Ora, una simile critica alla scienza può essere compresa appieno – anche se noi lettori del XXI secolo potremmo semplicemente limitarci a riandare con la mente agli orrori della Seconda guerra mondiale – solo se contestualizzata. L’Ottocento è il secolo degli stravolgimenti, del progresso tecnologico, della Rivoluzione industriale, che concepisce proprio lo sterminato e devastante mostro dell’industrialismo: il passato viene spazzato via, sostituito da un presente avvilente, alienante.
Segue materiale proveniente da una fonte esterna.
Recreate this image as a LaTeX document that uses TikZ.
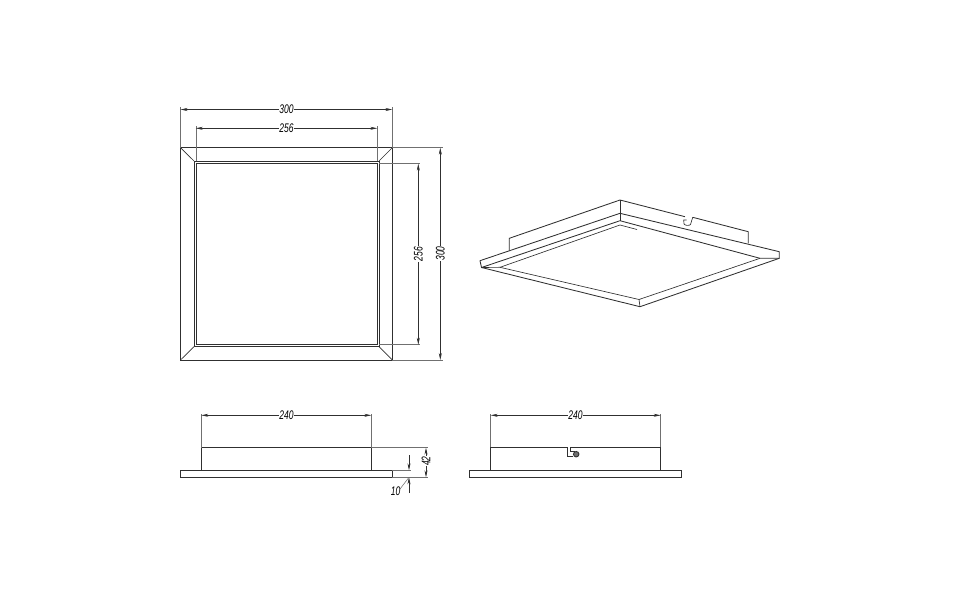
\documentclass[tikz,border=0pt]{standalone}
\usepackage{fontspec}
\setmainfont{Liberation Sans}
\usetikzlibrary{arrows.meta}
\definecolor{inkdark}{HTML}{303030}
\definecolor{inkext}{HTML}{707070}
\tikzset{
	part/.style={draw=inkdark,line width=0.85pt,line join=miter},
	thinpart/.style={draw=inkdark,line width=0.65pt},
	extline/.style={draw=inkext,line width=0.55pt},
	dimline/.style={draw=inkdark,line width=0.55pt,{Stealth[length=7pt,width=3pt]}-{Stealth[length=7pt,width=3pt]}},
	dimend/.style={draw=inkdark,line width=0.55pt,-{Stealth[length=7pt,width=3pt]}},
	dimlabel/.style={fill=white,inner sep=0.8pt,font=\fontsize{12.5}{12.5}\selectfont\itshape,xscale=0.68},
	dimlabelv/.style={fill=white,inner sep=0.8pt,font=\fontsize{12.5}{12.5}\selectfont\itshape,rotate=90,xscale=0.68}
}
\begin{document}
\begin{tikzpicture}[x=1pt,y=-1pt]
	\useasboundingbox (0,0) rectangle (960,600);
	% top view
	\draw[part] (180.5,147.7) rectangle (392.3,360);
	\draw[part] (194,161) rectangle (379,346.7);
	\draw[thinpart] (196,163.7) rectangle (377.3,344.4);
	\draw[thinpart] (180.5,147.7)--(194,161);
	\draw[thinpart] (392.3,147.7)--(379,161);
	\draw[thinpart] (180.5,360)--(194,346.7);
	\draw[thinpart] (392.3,360)--(379,346.7);
	\draw[extline] (180.5,147.7)--(180.5,107);
	\draw[extline] (392.3,147.7)--(392.3,107);
	\draw[extline] (195.8,161)--(195.8,126);
	\draw[extline] (377.3,161)--(377.3,126);
	\draw[extline] (392.3,147.7)--(442.6,147.7);
	\draw[extline] (392.3,360)--(442.6,360);
	\draw[extline] (379,163.7)--(420.3,163.7);
	\draw[extline] (379,344.7)--(420.3,344.7);
	\coordinate (wa) at (180.5,109.5);
	\coordinate (wb) at (392.3,109.5);
	\coordinate (ia) at (195.8,128.3);
	\coordinate (ib) at (377.3,128.3);
	\coordinate (ha) at (440.3,147.7);
	\coordinate (hb) at (440.3,360);
	\coordinate (ja) at (418.3,163.7);
	\coordinate (jb) at (418.3,344.7);
	\draw[dimline] (wa)--(wb);
	\draw[dimline] (ia)--(ib);
	\draw[dimline] (ha)--(hb);
	\draw[dimline] (ja)--(jb);
	\node (topw) at (286.4,109.5)[dimlabel] {300};
	\node (topi) at (286.5,128.3)[dimlabel] {256};
	\node (toph) at (440.3,253.5)[dimlabelv] {300};
	\node (topj) at (418.3,254)[dimlabelv] {256};
	% perspective view
	\draw[part] (509.3,250.7)--(509.3,238.3)--(620,200)--(685,216.7);
	\draw[part] (692.7,217.3)--(748.3,231.7)--(748.3,243.3);
	\draw[thinpart] (692.7,217.3)--(690.5,224.5) .. controls (689,226) and (685,225.5) .. (684,224)--(683.7,220)--(686.5,220);
	\draw[thinpart] (620,200)--(620,213.3);
	\draw[part] (480,260.7)--(620,213.3)--(779.3,251.7)--(779.3,258.3)--(640,306.7)--(481.5,267.5)--cycle;
	\draw[part] (481.5,267.5)--(620,220.7)--(760,258.3);
	\draw[thinpart] (500,267.3)--(620,225)--(637,229.5);
	\draw[thinpart] (481.5,267.5)--(500,267.3)--(639,299.5)--(760,258.3)--(779.3,258.3);
	\draw[thinpart] (639,299.5)--(640,306.7);
	\draw[thinpart] (620,213.3)--(620,220.7);
	% side view, left
	\draw[part] (180.3,470.3) rectangle (392.3,477.3);
	\draw[part] (201.3,470.3)--(201.3,447.7)--(371.3,447.7)--(371.3,470.3);
	\draw[extline] (201.3,447.7)--(201.3,413.5);
	\draw[extline] (371.3,447.7)--(371.3,413.5);
	\draw[extline] (371.3,447.7)--(428,447.7);
	\draw[extline] (392.3,470.3)--(411,470.3);
	\draw[extline] (392.3,477.3)--(428,477.3);
	\coordinate (sa) at (201.3,415.3);
	\coordinate (sb) at (371.3,415.3);
	\coordinate (ta) at (426,447.7);
	\coordinate (tb) at (426,477.3);
	\coordinate (ua) at (409,455);
	\coordinate (ub) at (409,470.3);
	\coordinate (va) at (409,493);
	\coordinate (vb) at (409,477.3);
	\coordinate (lead) at (400,489);
	\draw[dimline] (sa)--(sb);
	\draw[dimline] (ta)--(tb);
	\draw[dimend] (ua)--(ub);
	\draw[dimend] (va)--(vb);
	\draw[extline] (vb)--(lead);
	\node (sidew) at (286.5,415)[dimlabel] {240};
	\node (sideh) at (426,461)[dimlabelv] {42};
	\node (sidet) at (395.5,491)[dimlabel,fill=none] {10};
	% side view, right
	\draw[part] (469.7,470.3) rectangle (681.7,477.3);
	\draw[part] (490.7,470.3)--(490.7,447.3)--(567.3,447.3)--(567.3,456)--(573,456);
	\draw[part] (570.7,447.3)--(660.7,447.3)--(660.7,470.3);
	\draw[thinpart] (570.7,447.3)--(570.7,451.5)--(575,451.5);
	\node (screw) at (576.2,454.2)[circle,draw=inkdark,line width=0.9pt,inner sep=0pt,minimum size=5.5pt,fill=inkext] {};
	\draw[extline] (490.7,447.3)--(490.7,413.5);
	\draw[extline] (660.7,447.3)--(660.7,413.5);
	\coordinate (ra) at (490.7,415.3);
	\coordinate (rb) at (660.7,415.3);
	\draw[dimline] (ra)--(rb);
	\node (rearw) at (575.5,415)[dimlabel] {240};
\end{tikzpicture}
\end{document}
La creatura forgiata da Frankenstein, da questo incosciente Prometeo moderno, potrebbe allora imporsi come la rappresentazione allegorica di quel mostro dell’industrialismo e della macchina che tanti danni ha fatto, o addirittura della nascente classe operaia, comunque sempre figlia del progresso ottocentesco, come propone Moretti [3]. In ogni caso, Mary Shelley riesce nella straordinaria impresa di condensare nel proprio, giustamente celebre romanzo le paure della propria epoca, paure che in fondo sono anche le nostre, fondate sulla consapevolezza che l’uomo, così sciocco nella sua genialità, è innatamente propenso alla creazione di mostri di cui egli stesso sarà vittima.

NOTE

[1] Mary Shelley, Frankenstein, ovvero il Prometeo moderno, traduzione di B. Tasso, Rizzoli, Milano 1975.

[2] Per un approfondimento sull’opus magnum del poeta tedesco rimando al contributo Alcune superflue considerazioni sul monumentale Faust di Goethe.

[3] Franco Moretti, Dialettica della paura, in Id., Segni e stili del moderno, Einaudi, Torino 1987.